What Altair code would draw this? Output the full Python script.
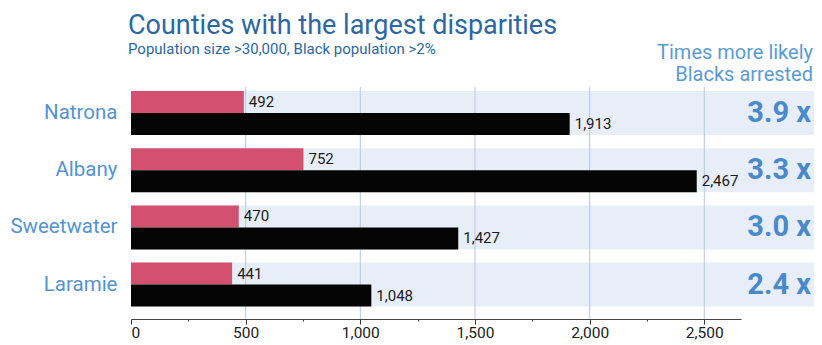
import altair as alt
import pandas as pd

counties = ["Natrona", "Albany", "Sweetwater", "Laramie"]
white_vals = [492, 752, 470, 441]
black_vals = [1913, 2467, 1427, 1048]
ratio_labels = ["3.9 x", "3.3 x", "3.0 x", "2.4 x"]
series = ["White", "Black"]
grid_vals = [500, 1000, 1500, 2000, 2500]
title_text = "Counties with the largest disparities"
subtitle_text = "Population size >30,000, Black population >2%"
legend_lines = ["Times more likely", "Blacks arrested"]

FONT = "Roboto"
W, H = 610, 232

bars = pd.DataFrame({
    "county": counties * 2,
    "series": ["White"] * 4 + ["Black"] * 4,
    "value": white_vals + black_vals,
})
ratios = pd.DataFrame({"county": counties, "ratio": ratio_labels})
grid = pd.DataFrame({"value": grid_vals})

xenc = alt.X(
    "value:Q",
    scale=alt.Scale(domain=[0, 2660], nice=False, zero=True),
    axis=alt.Axis(
        title=None,
        values=list(range(0, 2751, 250)),
        labelExpr="datum.value % 500 === 0 ? format(datum.value, ',') : ''",
        tickSize={"condition": {"test": "datum.value % 500 === 0", "value": 5}, "value": 2},
        tickColor="#333333",
        domainColor="#444444",
        labelFont=FONT,
        labelFontSize=15.5,
        labelColor="#222222",
        labelPadding=1,
        grid=False,
    ),
)
yenc = alt.Y(
    "county:N",
    sort=counties,
    scale=alt.Scale(domain=counties, paddingInner=0.231, paddingOuter=0.1435, align=0.244),
    axis=alt.Axis(
        title=None,
        ticks=False,
        domain=False,
        labelFont=FONT,
        labelFontSize=20.5,
        labelColor="#5593d2",
        labelPadding=14,
    ),
)
yoff = alt.YOffset(
    "series:N",
    sort=series,
    scale=alt.Scale(domain=series, paddingInner=0, paddingOuter=0),
)

bg = alt.Chart(ratios).mark_rect(color="#e8eef7").encode(
    y=yenc, x=alt.value(0), x2=alt.value(683)
)
gridl = alt.Chart(grid).mark_rule(color="#b3c8e7", strokeWidth=1).encode(
    x=xenc, y=alt.value(0), y2=alt.value(H)
)
bar = alt.Chart(bars).mark_bar().encode(
    x=xenc,
    y=yenc,
    yOffset=yoff,
    color=alt.Color("series:N", scale=alt.Scale(domain=series, range=["#d3506f", "#050505"]), legend=None),
)
vlab = alt.Chart(bars).mark_text(
    align="left", baseline="middle", dx=5, font=FONT, fontSize=15, color="#1a1a1a"
).encode(
    x=xenc, y=yenc, yOffset=yoff, text=alt.Text("value:Q", format=",")
)
rlab = alt.Chart(ratios).mark_text(
    align="right", baseline="middle", font=FONT, fontSize=29, fontWeight="bold", color="#4a8acb"
).encode(
    y=yenc, x=alt.value(680), text="ratio:N"
)
t1 = alt.Chart(pd.DataFrame({"t": [title_text]})).mark_text(
    align="left", baseline="alphabetic", font=FONT, fontSize=27, color="#2c67a0"
).encode(text="t:N", x=alt.value(-3), y=alt.value(-53))
t2 = alt.Chart(pd.DataFrame({"t": [subtitle_text]})).mark_text(
    align="left", baseline="alphabetic", font=FONT, fontSize=15, color="#2c67a0"
).encode(text="t:N", x=alt.value(-3), y=alt.value(-33))
l1 = alt.Chart(pd.DataFrame({"t": [legend_lines[0]]})).mark_text(
    align="right", baseline="alphabetic", font=FONT, fontSize=20, color="#5b9bd5"
).encode(text="t:N", x=alt.value(682), y=alt.value(-28))
l2 = alt.Chart(pd.DataFrame({"t": [legend_lines[1]]})).mark_text(
    align="right", baseline="alphabetic", font=FONT, fontSize=20, color="#5b9bd5"
).encode(text="t:N", x=alt.value(682), y=alt.value(-6))

chart = alt.layer(bg, gridl, bar, vlab, rlab, t1, t2, l1, l2).properties(
    width=W,
    height=H,
    autosize=alt.AutoSizeParams(type="none"),
    padding={"left": 123, "top": 79, "right": 73, "bottom": 25},
).configure_view(stroke=None)

chart.save("out.html", embed_options={"renderer": "svg", "actions": False})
|---|
Your task is to reproduce all of the material exactly. The pictures stay out.

The reply =
What Altair code would draw this? Output the full Python script.
import altair as alt
import pandas as pd

counties = ["Natrona", "Albany", "Sweetwater", "Laramie"]
white_vals = [492, 752, 470, 441]
black_vals = [1913, 2467, 1427, 1048]
ratio_labels = ["3.9 x", "3.3 x", "3.0 x", "2.4 x"]
series = ["White", "Black"]
grid_vals = [500, 1000, 1500, 2000, 2500]
title_text = "Counties with the largest disparities"
subtitle_text = "Population size >30,000, Black population >2%"
legend_lines = ["Times more likely", "Blacks arrested"]

FONT = "Roboto"
W, H = 610, 232

bars = pd.DataFrame({
    "county": counties * 2,
    "series": ["White"] * 4 + ["Black"] * 4,
    "value": white_vals + black_vals,
})
ratios = pd.DataFrame({"county": counties, "ratio": ratio_labels})
grid = pd.DataFrame({"value": grid_vals})

xenc = alt.X(
    "value:Q",
    scale=alt.Scale(domain=[0, 2660], nice=False, zero=True),
    axis=alt.Axis(
        title=None,
        values=list(range(0, 2751, 250)),
        labelExpr="datum.value % 500 === 0 ? format(datum.value, ',') : ''",
        tickSize={"condition": {"test": "datum.value % 500 === 0", "value": 5}, "value": 2},
        tickColor="#333333",
        domainColor="#444444",
        labelFont=FONT,
        labelFontSize=15.5,
        labelColor="#222222",
        labelPadding=1,
        grid=False,
    ),
)
yenc = alt.Y(
    "county:N",
    sort=counties,
    scale=alt.Scale(domain=counties, paddingInner=0.231, paddingOuter=0.1435, align=0.244),
    axis=alt.Axis(
        title=None,
        ticks=False,
        domain=False,
        labelFont=FONT,
        labelFontSize=20.5,
        labelColor="#5593d2",
        labelPadding=14,
    ),
)
yoff = alt.YOffset(
    "series:N",
    sort=series,
    scale=alt.Scale(domain=series, paddingInner=0, paddingOuter=0),
)

bg = alt.Chart(ratios).mark_rect(color="#e8eef7").encode(
    y=yenc, x=alt.value(0), x2=alt.value(683)
)
gridl = alt.Chart(grid).mark_rule(color="#b3c8e7", strokeWidth=1).encode(
    x=xenc, y=alt.value(0), y2=alt.value(H)
)
bar = alt.Chart(bars).mark_bar().encode(
    x=xenc,
    y=yenc,
    yOffset=yoff,
    color=alt.Color("series:N", scale=alt.Scale(domain=series, range=["#d3506f", "#050505"]), legend=None),
)
vlab = alt.Chart(bars).mark_text(
    align="left", baseline="middle", dx=5, font=FONT, fontSize=15, color="#1a1a1a"
).encode(
    x=xenc, y=yenc, yOffset=yoff, text=alt.Text("value:Q", format=",")
)
rlab = alt.Chart(ratios).mark_text(
    align="right", baseline="middle", font=FONT, fontSize=29, fontWeight="bold", color="#4a8acb"
).encode(
    y=yenc, x=alt.value(680), text="ratio:N"
)
t1 = alt.Chart(pd.DataFrame({"t": [title_text]})).mark_text(
    align="left", baseline="alphabetic", font=FONT, fontSize=27, color="#2c67a0"
).encode(text="t:N", x=alt.value(-3), y=alt.value(-53))
t2 = alt.Chart(pd.DataFrame({"t": [subtitle_text]})).mark_text(
    align="left", baseline="alphabetic", font=FONT, fontSize=15, color="#2c67a0"
).encode(text="t:N", x=alt.value(-3), y=alt.value(-33))
l1 = alt.Chart(pd.DataFrame({"t": [legend_lines[0]]})).mark_text(
    align="right", baseline="alphabetic", font=FONT, fontSize=20, color="#5b9bd5"
).encode(text="t:N", x=alt.value(682), y=alt.value(-28))
l2 = alt.Chart(pd.DataFrame({"t": [legend_lines[1]]})).mark_text(
    align="right", baseline="alphabetic", font=FONT, fontSize=20, color="#5b9bd5"
).encode(text="t:N", x=alt.value(682), y=alt.value(-6))

chart = alt.layer(bg, gridl, bar, vlab, rlab, t1, t2, l1, l2).properties(
    width=W,
    height=H,
    autosize=alt.AutoSizeParams(type="none"),
    padding={"left": 123, "top": 79, "right": 73, "bottom": 25},
).configure_view(stroke=None)

chart.save("out.html", embed_options={"renderer": "svg", "actions": False})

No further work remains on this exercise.